Rivage's Jumbo Seared Scallops, unlike those of many competitors, didn't lie about their size or get lost in a masking sauce. Efficiently caramelized and eminently fresh, they were paired with good and garlicky wilted spinach strewn with sun-dried tomato strips. These lovelies are available either as a starter (two scallops, $13) or an entree ($25), in which you get four massive scallops plus two sides such as buttery baby veggies and irresistibly cheesy potatoes.

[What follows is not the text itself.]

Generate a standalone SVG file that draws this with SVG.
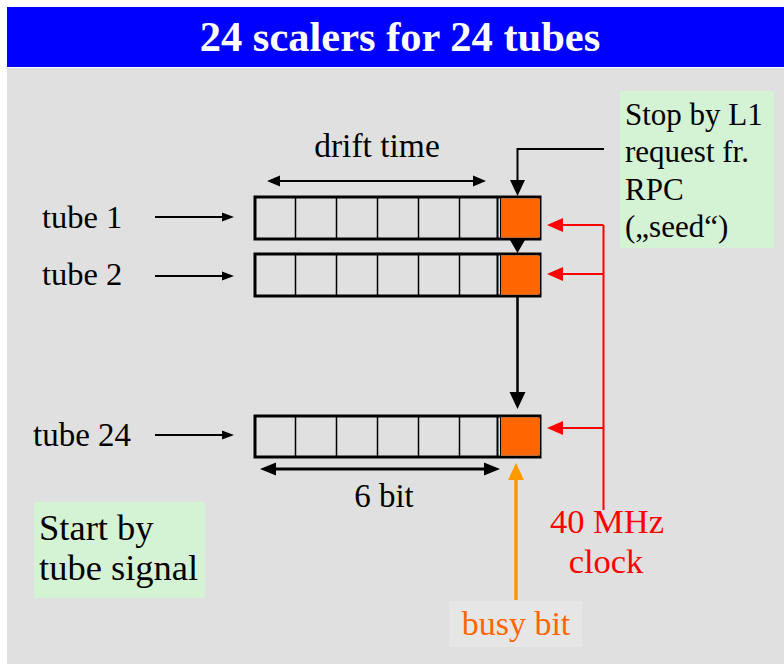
<svg xmlns="http://www.w3.org/2000/svg" width="784" height="664" viewBox="0 0 784 664">
<style>
.t{font-family:'Liberation Serif','Times New Roman',Times,'DejaVu Serif',serif;fill:#000}
.reg{fill:#e0e0e0;stroke:#000;stroke-width:3}
.div{stroke:#000;stroke-width:1.5}
.busy{fill:#ff6600}
.blk{stroke:#000;fill:none}
.red{stroke:#ff0000;fill:none;stroke-width:2}
</style>
<rect x="0" y="0" width="784" height="664" fill="#ffffff"/>
<rect x="7" y="68" width="777" height="596" fill="#e0e0e0"/>
<g id="title">
<rect x="7" y="7" width="777" height="60" fill="#0000ff"/>
<text class="t" x="400" y="51" font-size="42.5" font-weight="bold" text-anchor="middle" style="fill:#fff">24 scalers for 24 tubes</text>
</g>
<g id="row1">
<rect class="reg" x="255" y="197" width="285" height="42"/>
<rect class="busy" x="501" y="198.5" width="39" height="39"/>
<path class="div" d="M295.5 198V238M336.5 198V238M377.5 198V238M418.5 198V238M459.5 198V238"/>
<path d="M497.5 198V238" stroke="#000" stroke-width="2"/>
<path d="M500.5 198V238" stroke="#000" stroke-width="1"/>
</g>
<g id="row2">
<rect class="reg" x="255" y="254" width="285" height="42"/>
<rect class="busy" x="501" y="255.5" width="39" height="39"/>
<path class="div" d="M295.5 255V295M336.5 255V295M377.5 255V295M418.5 255V295M459.5 255V295"/>
<path d="M497.5 255V295" stroke="#000" stroke-width="2"/>
<path d="M500.5 255V295" stroke="#000" stroke-width="1"/>
</g>
<g id="row24">
<rect class="reg" x="255" y="416" width="285" height="41"/>
<rect class="busy" x="501" y="417.5" width="39" height="38"/>
<path class="div" d="M295.5 417V456M336.5 417V456M377.5 417V456M418.5 417V456M459.5 417V456"/>
<path d="M497.5 417V456" stroke="#000" stroke-width="2"/>
<path d="M500.5 417V456" stroke="#000" stroke-width="1"/>
</g>
<g id="label-tube1"><text class="t" x="42" y="228" font-size="32.5">tube 1</text></g>
<g id="label-tube2"><text class="t" x="42" y="285" font-size="32.5">tube 2</text></g>
<g id="label-tube24"><text class="t" x="33" y="446" font-size="33">tube 24</text></g>
<g id="label-drift"><text class="t" x="377" y="157" font-size="33.5" text-anchor="middle">drift time</text></g>
<g id="label-6bit"><text class="t" x="384" y="507" font-size="33" text-anchor="middle">6 bit</text></g>
<g id="stop-box">
<rect x="620" y="91" width="154" height="157" fill="#d4f2d4"/>
<text class="t" x="625" y="125" font-size="31">Stop by L1</text>
<text class="t" x="625" y="162" font-size="31">request fr.</text>
<text class="t" x="625" y="200" font-size="31">RPC</text>
<text class="t" x="625" y="237" font-size="31">(„seed“)</text>
</g>
<g id="start-box">
<rect x="34" y="502" width="171" height="96" fill="#d4f2d4"/>
<text class="t" x="39" y="540" font-size="36.5">Start by</text>
<text class="t" x="39" y="580" font-size="36.5">tube signal</text>
</g>
<g id="clock-label">
<text class="t" x="607" y="533" font-size="34.5" text-anchor="middle" style="fill:#ff0000">40 MHz</text>
<text class="t" x="606" y="573" font-size="34.5" text-anchor="middle" style="fill:#ff0000">clock</text>
</g>
<g id="busy-label">
<rect x="449" y="601" width="133" height="46" fill="#e6e6e6"/>
<text class="t" x="516" y="635" font-size="34" text-anchor="middle" style="fill:#ff6600">busy bit</text>
</g>
<g id="connectors">
<path class="blk" stroke-width="2" d="M155 217H224M155 276H224M155 435H224"/>
<path d="M234 217L222 212.5V221.5ZM234 276L222 271.5V280.5ZM234 435L222 430.5V439.5Z" fill="#000"/>
<path class="blk" stroke-width="2" d="M276 181H477"/>
<path d="M267 181L280 175.5V186.5ZM486 181L473 175.5V186.5Z" fill="#000"/>
<path class="blk" stroke-width="3" d="M272 469H488"/>
<path d="M260 469L276 462.5V475.5ZM500 469L484 462.5V475.5Z" fill="#000"/>
<path class="blk" stroke-width="2" d="M604 149H517.5V182"/>
<path d="M517.5 196L510 180H525Z" fill="#000"/>
<path class="blk" stroke-width="2" d="M517.5 240V242"/>
<path d="M517.5 253L510 240H525Z" fill="#000"/>
<path class="blk" stroke-width="2.5" d="M517.5 297V394"/>
<path d="M517.5 409L509.5 392H525.5Z" fill="#000"/>
<path class="red" d="M603.5 510V225M603.5 225H557M603.5 274H557M603.5 428H557"/>
<path d="M547 225L563 218V232ZM547 274L563 267V281ZM547 428L563 421V435Z" fill="#ff0000"/>
<path d="M516 600V478" stroke="#ff9900" stroke-width="3.5" fill="none"/>
<path d="M516 463L508 480H524Z" fill="#ff9900"/>
</g>
</svg>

The Low Country Shrimp and Grits ($18) were just that - five plump and sweet shrimp atop a bounteous bowl of creamy and stiff white grits. The only flourishes were a couple discs of smoky andouille sausage (I would've liked more) plus drizzles of garlicky melted butter.
With an opening game plan that suggests "don't mess with freshness," Rivage looks to be off to a commendable start. I can see why the neighborhood is gushing.